RECORDED DATA:

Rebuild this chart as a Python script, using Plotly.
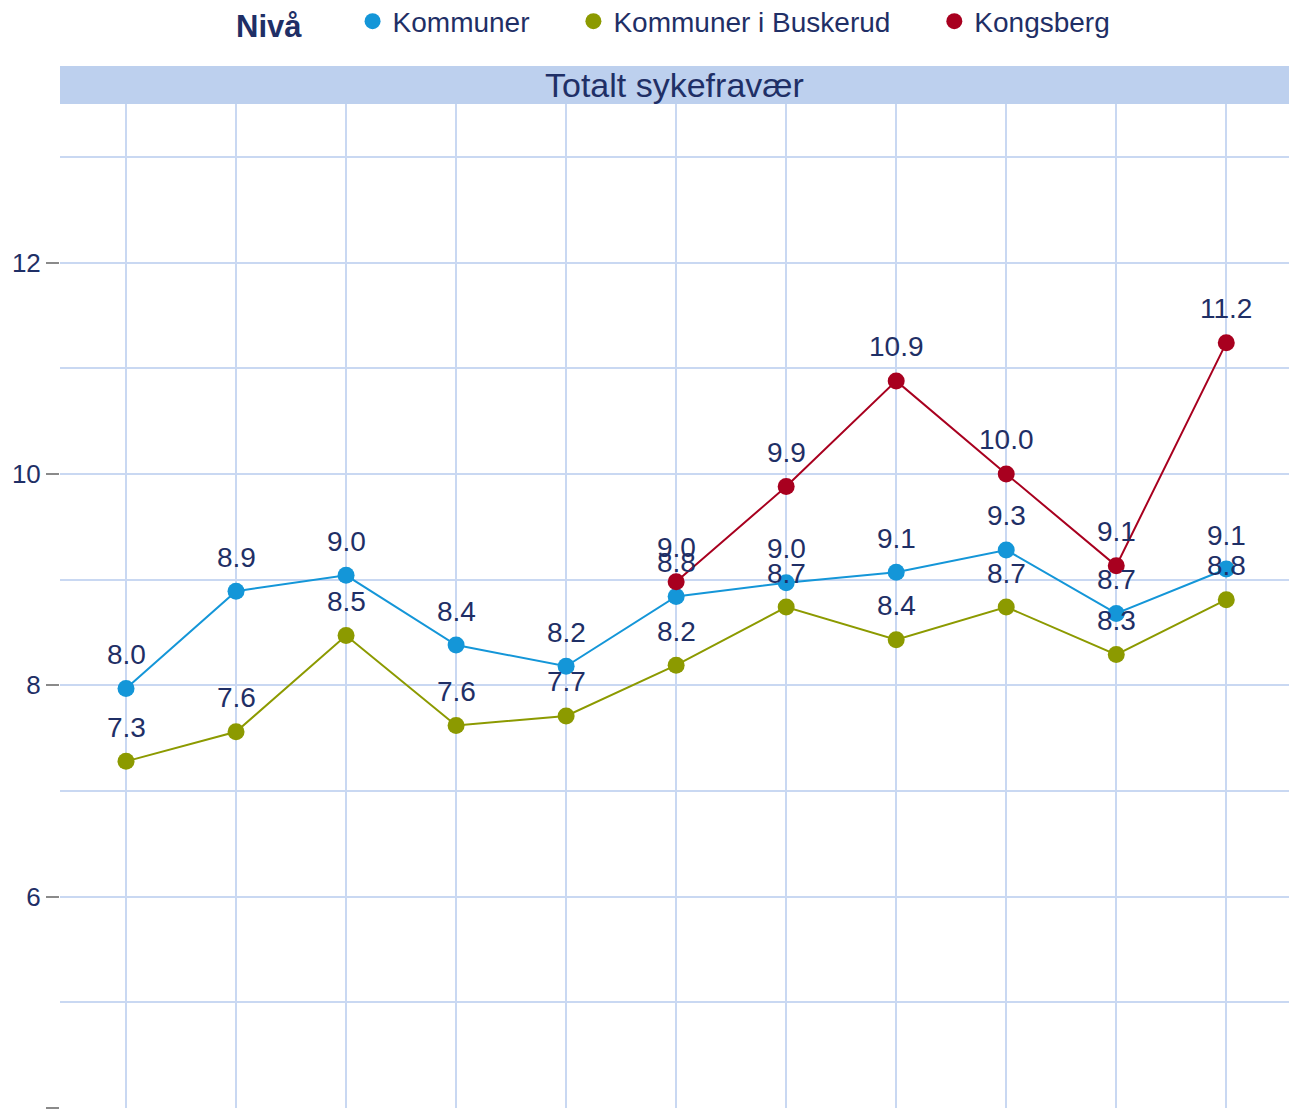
import plotly.graph_objects as go

periods = ["2009", "2010", "2011", "2012", "2013", "2014", "2015", "2016", "2017", "2018", "2019"]
kommuner = [7.97, 8.89, 9.04, 8.38, 8.18, 8.84, 8.97, 9.07, 9.28, 8.68, 9.10]
buskerud = [7.28, 7.56, 8.47, 7.62, 7.71, 8.19, 8.74, 8.43, 8.74, 8.29, 8.81]
kongsberg = [None, None, None, None, None, 8.98, 9.88, 10.88, 10.00, 9.13, 11.24]

series = [
    ("Kommuner", kommuner, "#1496d8"),
    ("Kommuner i Buskerud", buskerud, "#8c9a00"),
    ("Kongsberg", kongsberg, "#a8001f"),
]

FONT = "Liberation Sans, Arial, sans-serif"
NAVY = "#1f2f66"
GRID = "#c9d8f2"
NB = "\u00a0"

fig = go.Figure()
for name, vals, col in series:
    fig.add_trace(go.Scatter(
        x=list(range(len(periods))), y=vals, mode="lines+markers", name=name,
        line=dict(color=col, width=2), marker=dict(color=col, size=17),
        showlegend=False, connectgaps=False,
        customdata=periods,
    ))
for k, (name, vals, col) in enumerate(series):
    pad = NB * 5 if k < len(series) - 1 else ""
    fig.add_trace(go.Scatter(
        x=[None], y=[None], mode="markers", name=name + pad,
        marker=dict(color=col, size=17), showlegend=True,
    ))

annotations = []
for name, vals, col in series:
    for i, v in enumerate(vals):
        if v is None:
            continue
        annotations.append(dict(
            x=i, y=v, xref="x", yref="y", text=f"{v:.1f}", showarrow=False,
            yshift=34, yanchor="middle",
            font=dict(family=FONT, size=28, color=NAVY),
        ))

plot_h = 1109 - 104 - 1
strip_top = 1 + 38 / plot_h
annotations.append(dict(
    x=0.5, y=(1 + strip_top) / 2, xref="paper", yref="paper",
    text="Totalt sykefravær", showarrow=False, yanchor="middle",
    font=dict(family=FONT, size=34, color=NAVY),
))

fig.update_layout(
    width=1289, height=1109, autosize=False,
    margin=dict(l=60, r=0, t=104, b=1, autoexpand=False),
    paper_bgcolor="white", plot_bgcolor="white",
    font=dict(family=FONT, color=NAVY),
    annotations=annotations,
    shapes=[dict(type="rect", xref="paper", yref="paper", x0=0, x1=1,
                 y0=1, y1=strip_top, fillcolor="#bdd0ee", line=dict(width=0),
                 layer="below")],
    legend=dict(
        orientation="h", x=0.5, xanchor="center",
        y=(1108 - 22) / plot_h, yanchor="middle",
        title=dict(text="<b>Nivå</b>" + NB * 5, font=dict(family=FONT, size=31, color=NAVY)),
        font=dict(family=FONT, size=28, color=NAVY),
        itemwidth=30, bgcolor="rgba(0,0,0,0)",
    ),
    xaxis=dict(
        range=[-0.6, 10.57], showticklabels=False,
        tickvals=list(range(len(periods))), ticktext=periods,
        showgrid=True, gridcolor=GRID, gridwidth=2, zeroline=False,
        ticks="", showline=False,
    ),
    yaxis=dict(
        range=[4, 13.5], tickvals=[4, 6, 8, 10, 12],
        showgrid=True, gridcolor=GRID, gridwidth=2, zeroline=False,
        ticks="outside", ticklen=13, tickwidth=2, tickcolor="#8a8a8a",
        tickfont=dict(family=FONT, size=26, color=NAVY),
        minor=dict(dtick=1, tick0=0, showgrid=True, gridcolor=GRID, gridwidth=2, ticks=""),
        showline=False,
    ),
)

fig.write_html(
    "out.html",
    config={"responsive": False, "displayModeBar": False},
    default_width="1289px", default_height="1109px",
    post_script="document.body.style.margin='0';document.body.style.overflow='hidden';",
)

INSTRUCTIONS FOR THE TASK: From the first line of the listing above, repeat every line through the one holding "10.00, 9.13, 11.24]". Both ends count, and pictures stay out.

THE RESULT:
Rebuild this chart as a Python script, using Plotly.
import plotly.graph_objects as go

periods = ["2009", "2010", "2011", "2012", "2013", "2014", "2015", "2016", "2017", "2018", "2019"]
kommuner = [7.97, 8.89, 9.04, 8.38, 8.18, 8.84, 8.97, 9.07, 9.28, 8.68, 9.10]
buskerud = [7.28, 7.56, 8.47, 7.62, 7.71, 8.19, 8.74, 8.43, 8.74, 8.29, 8.81]
kongsberg = [None, None, None, None, None, 8.98, 9.88, 10.88, 10.00, 9.13, 11.24]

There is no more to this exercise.